The DIKW pyramid refers to data models that represent the relationships between data, information, knowledge, and wisdom. When defining information this is often referred to in the context of data, knowledge in term of information and wisdom in terms of knowledge. As a model it builds that an understanding of a subject, topic, process etc. is built by passing through the stages of DIKW.
I have access to the biggest library in history all the data imaginable does that make me an oracle or a visitor in the library? I have read everything available on a subject does that make me an expert or an enthusiast? I’ve been tested and recall every aspect of a topic from memory, am I wise or knowledgeable? If not wise, where does wisdom come from?
A somewhat often quoted phrase here in the UK is “knowledge is knowing that a tomato is a fruit. wisdom is knowing not to put it in a fruit salad”. Therefore does wisdom come from asking why the data might look a certain way and through the practical application of knowledge?
Data, Information and Knowledge are by themselves of limited value. As remarked earlier in this post all the data in the world might be available but if you don’t know how to interpret it or actions to launch then what is being accomplished?
So is wisdom demonstrated through the interpretation of data and the application of knowledge?
Data, Information, Knowledge, Workflow
If it holds true that wisdom is derived from the practical application of knowledge, then the goal of drilling for data should be to link that data, information and knowledge into workflows acting upon it. That could mean anything from being aware that if a particular event happens within a system then that system needs to react in a certain way. Capturing that event, piece of data or information and ensuring it triggers a workflow that carries out the required action should be the goal that makes the statement ‘data is the new oil’ true.
Therefore if an organisation has not created a mechanism by which workflows can be created acting on inputs from data, then it will be at a disadvantage.
Working through a scenario
I’ve built a couple of projects that have focused on policing public data, in particular how to build visualisations with the data to help with interpretation and analysis. The first using Metabase to enable interactive analysis of public policing data and more recently a python project focused on the Police Data Stop and Search API. Whilst building these projects I’ve got to know the data sets in some detail.
Data Hypothesis, using the Stop and Search API project, I predict that regardless of the Police Force and month searched the top reason for any stop and search will be for an ‘Object of Search’ defined as ‘Controlled Drugs’.
Each heading links to the query string, if anybody wants to look at the data themselves.
Let’s start with the Metropolitan Police, August 2022
The large blue section is ‘Controlled Drugs’
Compared to a rural location North Yorkshire Police, August 2022
The large red section is ‘Controlled Drugs’
Lets pick an area with a mix of rural and towns Bedfordshire Police, August 2022
The large red section is again ‘Controlled Drugs’
Rather than go force by force, I can download the entire stop and search data set for August, 2022 from the Police Data website.

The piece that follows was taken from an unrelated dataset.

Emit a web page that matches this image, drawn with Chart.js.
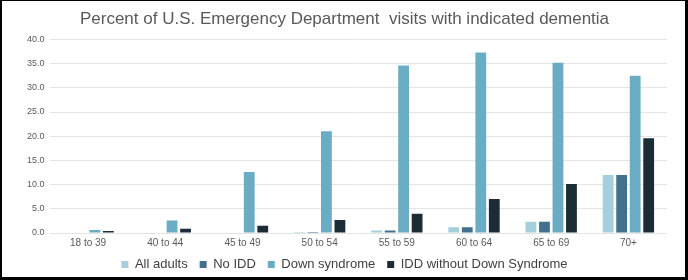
<!DOCTYPE html>
<html>
<head>
<meta charset="utf-8">
<script src="https://cdn.jsdelivr.net/npm/chart.js@4"></script>
<style>
  html, body { margin: 0; padding: 0; background: #000; }
  #frame { position: absolute; left: 2px; top: 1px; width: 683px; height: 276px; background: #fff; }
</style>
</head>
<body>
<div id="frame"><canvas id="myChart" width="683" height="276"></canvas></div>
<script>
// age groups and the four series (percent of ED visits)
const ageGroups = ['18 to 39', '40 to 44', '45 to 49', '50 to 54', '55 to 59', '60 to 64', '65 to 69', '70+'];
const allAdults = [0.0, 0.0, 0.1, 0.2, 0.5, 1.2, 2.3, 12.0];
const noIdd = [0.0, 0.0, 0.1, 0.2, 0.5, 1.2, 2.3, 12.0];
const downSyndrome = [0.6, 2.6, 12.6, 21.0, 34.6, 37.3, 35.2, 32.5];
const iddWithoutDs = [0.4, 0.9, 1.5, 2.7, 4.0, 7.0, 10.1, 19.6];

// make the legend box shorter so the plot gets more room, then pull its text up
const tightLegend = {
  id: 'tightLegend',
  beforeInit(chart) {
    const origFit = chart.legend.fit;
    chart.legend.fit = function() {
      origFit.bind(chart.legend)();
      this.height -= 11;
    };
  },
  afterLayout(chart) {
    chart.legend.top -= 7;
    chart.legend.bottom = chart.height;
  }
};

document.addEventListener("DOMContentLoaded", function() {
  const ctx = document.getElementById('myChart').getContext('2d');
  const barChart = new Chart(ctx, {
    type: 'bar',
    data: {
      labels: ageGroups,
      datasets: [
        { label: 'All adults', data: allAdults, backgroundColor: '#a5cfdc' },
        { label: 'No IDD', data: noIdd, backgroundColor: '#41718d' },
        { label: 'Down syndrome', data: downSyndrome, backgroundColor: '#6aacc3' },
        { label: 'IDD without Down Syndrome', data: iddWithoutDs, backgroundColor: '#1c2c37' }
      ]
    },
    plugins: [tightLegend],
    options: {
      responsive: false,
      animation: false,
      datasets: {
        bar: { barPercentage: 0.8, categoryPercentage: 0.7 }
      },
      layout: { padding: { left: 20, right: 18, top: 0, bottom: 0 } },
      plugins: {
        title: {
          display: true,
          text: 'Percent of U.S. Emergency Department  visits with indicated dementia',
          color: '#595959',
          font: { family: 'Liberation Sans', size: 17, weight: 'normal' },
          padding: { top: 8, bottom: 10 }
        },
        legend: {
          position: 'bottom',
          labels: {
            color: '#404040',
            font: { family: 'Liberation Sans', size: 13 },
            boxWidth: 7,
            boxHeight: 7,
            padding: 12
          }
        },
        tooltip: { enabled: false }
      },
      scales: {
        x: {
          grid: { display: false, drawTicks: false },
          border: { display: false },
          ticks: { color: '#595959', font: { family: 'Liberation Sans', size: 10 }, padding: 4 }
        },
        y: {
          min: 0,
          max: 40,
          ticks: {
            stepSize: 5,
            color: '#595959',
            font: { family: 'Liberation Sans', size: 9 },
            padding: 5,
            callback: function(value) { return value.toFixed(1); }
          },
          grid: { color: '#e4e4e4', drawTicks: false },
          border: { display: false }
        }
      }
    }
  });
});
</script>
</body>
</html>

This data shows us that in August 2022 across all forces and available data sets:
- 45,802 – Stop and Searches conducted of either people, vehicles or both people and vehicles
- 27,293 – using legislation ‘Misuse of Drugs Act 1971 (section 23)’ (59.59%)
- 26,273 – Object of Search logged as ‘controlled drugs’ (57.36%)
The available data shows that 59.59% of every stop and search from a the sample month of August 2022 was conducted based on the ‘Misuse of Drugs Act 1971 (section 23)’ and of all the conducted stops 57.36% logged an object of search as ‘Controlled Drugs’
Stop the analysis at that point and it paints a picture of a drug problem in the nation, however we also have outcome data.
- 18,407 – Outcome listed as ‘A no further action disposal’ (70.06%)
This highlights that of all of the stops listed with an object of search as ‘controlled drugs’ 70.06% of those resulted in ‘No further action disposal’. Does that mean that 18,407 stops were not required? That conclusion would be an over reach based on the available data. We can continue to analyse the data based on different available data points
- What is the age range profile for the stops being conducted under the legislation of ‘Misuse of Drugs Act 1971 (section 23)’
The data shows that of the conducted stops 63.47% were conducted on individuals that logged their age as under 34. If we remember the datapoint from above that 70.06% of stops under this legislation resulted in ‘no further action’, can we dig further into that data and see if that trend is continued for every age range?
The outcome trend is not continued with the age group 18-24, the data highlights that 35.82% of the 18-24 age group when stopped under the legislation of ‘Misuse of Drugs Act 1971 (section 23)’ are processed to an outcome ranging from arrest, to community resolution or summons.
Working through this dataset I’ve tried to demonstrate how interpretation of the data can lead to better understanding. Or Data, Information, Knowledge, Wisdom. Creating a better understanding that could be applied to practical application and eventually linked to workflows that acting on the inputs, testing interpretations and hopefully making a positive impact. With this dataset that might mean looking at elements that may impact the 18-24 age range from drugs education, the impact of targeted sports or youth groups, employment rates, and perhaps even overall life satisfaction.
Hopefully this is useful for someone!